Recent Calvin graduate Thommy Thompson, fellow senior Peter Hiskes and I recently had the opportunity to travel to West Virginia to witness the devastation firsthand.
We met with a number of local West Virginians who were fighting the coal companies tooth and nail; they were fighting for clean air and water, fighting for jobs and fighting for their land.
It broke my heart to see my fellow Americans struggling for the most basic of human rights, drinkable water and breathable air. I have traveled in Latin America a little, so I am accustomed to being cautioned against the dangers of drinking from the tap in places like Ecuador or Guatemala.
But until a few weeks ago I had never received such a warning in my own country. In parts of West Virginia the water is so polluted that water emerges from the tap black.
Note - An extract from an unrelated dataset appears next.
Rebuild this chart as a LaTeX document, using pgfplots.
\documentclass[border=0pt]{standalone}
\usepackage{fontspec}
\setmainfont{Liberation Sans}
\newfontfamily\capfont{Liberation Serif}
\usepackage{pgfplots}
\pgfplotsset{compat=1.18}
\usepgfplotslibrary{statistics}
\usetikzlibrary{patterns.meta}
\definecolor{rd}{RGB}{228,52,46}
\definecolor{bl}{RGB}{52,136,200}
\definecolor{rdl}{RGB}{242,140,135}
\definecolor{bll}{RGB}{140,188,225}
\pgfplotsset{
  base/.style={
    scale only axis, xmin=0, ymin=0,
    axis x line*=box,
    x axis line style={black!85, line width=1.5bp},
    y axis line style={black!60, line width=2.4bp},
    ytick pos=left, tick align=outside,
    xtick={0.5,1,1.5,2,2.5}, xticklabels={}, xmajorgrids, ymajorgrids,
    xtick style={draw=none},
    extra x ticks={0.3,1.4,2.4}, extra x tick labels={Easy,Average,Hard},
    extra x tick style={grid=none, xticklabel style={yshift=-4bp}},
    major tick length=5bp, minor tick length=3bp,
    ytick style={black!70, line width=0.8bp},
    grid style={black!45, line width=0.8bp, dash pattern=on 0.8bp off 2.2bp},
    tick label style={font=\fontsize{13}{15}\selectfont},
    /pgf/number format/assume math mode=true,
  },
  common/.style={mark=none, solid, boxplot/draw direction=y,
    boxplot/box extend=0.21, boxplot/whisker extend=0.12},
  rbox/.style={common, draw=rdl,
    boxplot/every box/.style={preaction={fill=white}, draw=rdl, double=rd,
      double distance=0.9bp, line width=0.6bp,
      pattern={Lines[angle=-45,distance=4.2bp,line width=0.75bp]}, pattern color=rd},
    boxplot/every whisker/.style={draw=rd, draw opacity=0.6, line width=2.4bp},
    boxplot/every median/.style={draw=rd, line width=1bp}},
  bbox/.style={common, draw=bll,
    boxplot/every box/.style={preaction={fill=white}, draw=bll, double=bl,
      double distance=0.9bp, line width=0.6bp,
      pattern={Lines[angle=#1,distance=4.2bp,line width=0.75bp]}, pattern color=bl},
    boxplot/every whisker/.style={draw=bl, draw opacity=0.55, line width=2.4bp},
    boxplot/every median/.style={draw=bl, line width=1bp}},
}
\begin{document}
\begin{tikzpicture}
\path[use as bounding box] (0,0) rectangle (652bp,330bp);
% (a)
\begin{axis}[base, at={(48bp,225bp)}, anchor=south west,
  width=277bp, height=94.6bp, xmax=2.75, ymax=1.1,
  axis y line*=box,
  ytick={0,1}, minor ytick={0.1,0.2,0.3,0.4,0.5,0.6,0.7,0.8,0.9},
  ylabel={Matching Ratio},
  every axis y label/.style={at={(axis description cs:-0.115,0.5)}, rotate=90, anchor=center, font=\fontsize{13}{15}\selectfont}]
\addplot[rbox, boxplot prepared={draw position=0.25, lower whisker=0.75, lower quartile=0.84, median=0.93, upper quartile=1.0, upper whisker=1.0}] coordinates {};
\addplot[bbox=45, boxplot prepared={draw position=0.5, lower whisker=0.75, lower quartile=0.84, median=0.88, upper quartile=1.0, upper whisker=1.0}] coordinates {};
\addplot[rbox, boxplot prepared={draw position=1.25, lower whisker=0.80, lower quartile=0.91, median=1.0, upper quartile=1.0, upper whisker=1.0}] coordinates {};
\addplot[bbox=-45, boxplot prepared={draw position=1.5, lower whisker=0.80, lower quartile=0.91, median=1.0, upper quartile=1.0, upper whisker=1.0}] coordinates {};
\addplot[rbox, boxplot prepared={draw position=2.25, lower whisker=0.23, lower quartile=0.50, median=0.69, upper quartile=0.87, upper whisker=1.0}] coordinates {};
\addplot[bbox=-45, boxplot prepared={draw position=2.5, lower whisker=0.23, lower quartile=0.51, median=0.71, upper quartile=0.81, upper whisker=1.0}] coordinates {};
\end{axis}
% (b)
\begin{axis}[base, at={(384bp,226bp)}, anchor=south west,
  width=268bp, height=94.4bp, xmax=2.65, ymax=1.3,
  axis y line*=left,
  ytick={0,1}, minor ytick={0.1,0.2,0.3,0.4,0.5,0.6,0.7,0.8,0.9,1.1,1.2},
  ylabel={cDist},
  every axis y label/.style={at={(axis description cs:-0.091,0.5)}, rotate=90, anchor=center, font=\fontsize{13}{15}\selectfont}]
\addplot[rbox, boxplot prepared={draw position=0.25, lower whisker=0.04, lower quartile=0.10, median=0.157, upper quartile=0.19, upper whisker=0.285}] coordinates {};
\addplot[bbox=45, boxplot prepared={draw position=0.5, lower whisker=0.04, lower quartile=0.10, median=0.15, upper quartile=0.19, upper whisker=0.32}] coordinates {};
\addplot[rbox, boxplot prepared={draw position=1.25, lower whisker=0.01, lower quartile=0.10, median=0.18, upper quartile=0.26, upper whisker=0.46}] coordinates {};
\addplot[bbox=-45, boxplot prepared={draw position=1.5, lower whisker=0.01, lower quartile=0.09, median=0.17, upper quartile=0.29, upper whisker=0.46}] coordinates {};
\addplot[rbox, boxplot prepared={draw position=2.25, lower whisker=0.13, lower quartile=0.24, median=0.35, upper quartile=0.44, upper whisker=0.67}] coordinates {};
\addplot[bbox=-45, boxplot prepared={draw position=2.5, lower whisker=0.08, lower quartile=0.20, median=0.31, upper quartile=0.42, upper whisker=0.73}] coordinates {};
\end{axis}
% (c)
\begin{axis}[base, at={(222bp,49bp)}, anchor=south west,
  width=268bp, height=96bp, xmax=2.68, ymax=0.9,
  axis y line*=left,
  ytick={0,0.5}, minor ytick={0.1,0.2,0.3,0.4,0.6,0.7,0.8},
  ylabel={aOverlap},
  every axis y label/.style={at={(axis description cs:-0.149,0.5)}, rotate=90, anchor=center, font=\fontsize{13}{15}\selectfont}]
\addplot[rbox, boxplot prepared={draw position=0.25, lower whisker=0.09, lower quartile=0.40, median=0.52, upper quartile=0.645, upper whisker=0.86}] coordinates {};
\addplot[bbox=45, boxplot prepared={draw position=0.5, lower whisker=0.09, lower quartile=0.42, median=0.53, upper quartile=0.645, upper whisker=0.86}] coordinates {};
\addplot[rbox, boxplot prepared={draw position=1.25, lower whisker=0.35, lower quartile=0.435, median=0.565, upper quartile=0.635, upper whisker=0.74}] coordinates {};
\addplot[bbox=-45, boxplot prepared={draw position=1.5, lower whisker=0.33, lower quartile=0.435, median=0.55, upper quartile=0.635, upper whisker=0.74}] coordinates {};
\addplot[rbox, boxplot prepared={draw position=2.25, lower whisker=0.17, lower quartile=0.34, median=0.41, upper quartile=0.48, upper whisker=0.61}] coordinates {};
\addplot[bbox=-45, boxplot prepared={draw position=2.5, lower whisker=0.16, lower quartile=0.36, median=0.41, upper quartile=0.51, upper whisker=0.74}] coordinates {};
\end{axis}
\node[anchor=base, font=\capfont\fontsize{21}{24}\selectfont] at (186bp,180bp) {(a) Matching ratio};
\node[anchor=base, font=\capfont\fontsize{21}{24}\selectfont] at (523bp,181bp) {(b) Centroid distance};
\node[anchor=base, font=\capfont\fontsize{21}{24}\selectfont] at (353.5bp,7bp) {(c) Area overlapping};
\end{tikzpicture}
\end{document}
The devastation in Appalachia is multi-faceted.
Biodiversity and jobs are lost at a staggering pace. Natural beauty is cast aside for coal. And, perhaps most tragically of all, the home of bluegrass, the Appalachian Trail and the best moonshine this side of the Mississippi (so I’m told) is being forsaken by the rest of the nation.
West Virginia — as I came to realize during my brief trip — is nothing more than a third world nation within a first world nation, and as such it suffers all the neglect and exploitation that we award other underdeveloped nations.
I hope that our lack of outrage concerning MTR stems from ignorance. I imagine most people are simply unaware of the exploitation and degradation occurring in Appalachia. Well, no longer is that an excuse. Consider yourself informed, my friend.
Now, on to the outrage. Since the problem itself is complex, the solution is equally multi-faceted.
Outrage at MTR can easily be directed at a number of sinister men, including Don Blankenship (CEO of Massey Energy) or any number of complacent politicians representing the great state of West Virginia.
However, such outrage would be, for the most part, unproductive.
The fact of the matter is that we demand the coal that MTR yields. On the Consumers Energy grid (the company that provides you with light, charges your cell phone and powers your computer), there are four coal-fired power plants that buy coal directly from mountaintop removal sites.
We are directly linked to MTR, and we are destroying Appalachia.
I imagine a powerful wave of nausea has just passed over you. I’ll give you a moment to collect yourself. OK, read on.
The first step to ending MTR is to reduce energy usage.
The second step is to pass legislation against the mining technique itself. Thommy, Peter and I worked to do just that as we concluded our trip by lobbying for the Clean Water Protection Act (H.R. 2169), which would prohibit mining companies from dumping their mining waste into streams (and therefore valleys as well). The bill has yet to be presented before the House, but a coalition of thirteen grassroots organizations known as the Alliance for Appalachia is working hard to build up support for it.
In a simple twist of fate, Congressman Vern Ehlers (former Calvin professor and current representative of Calvin’s district), whose position on the Transportation and Infrastructure Committee makes him extremely important for the success of H.R. 2169, has yet to support the bill.
Congressman Ehlers, a longtime proponent of the environment and clean water, should support this bill. He may need a bit of prodding however, and the Calvin community is in a perfect position to prod.
MTR stands in stark contrast to God’s call to creation care and social justice, and as Christians we must act against it. ESC and Restoring Eden hope to sponsor a letter-writing campaign to convince Congressman Ehlers of the importance of this bill and to make our outrage known.
Let’s stop blowing up our mountains and start saving Appalachia.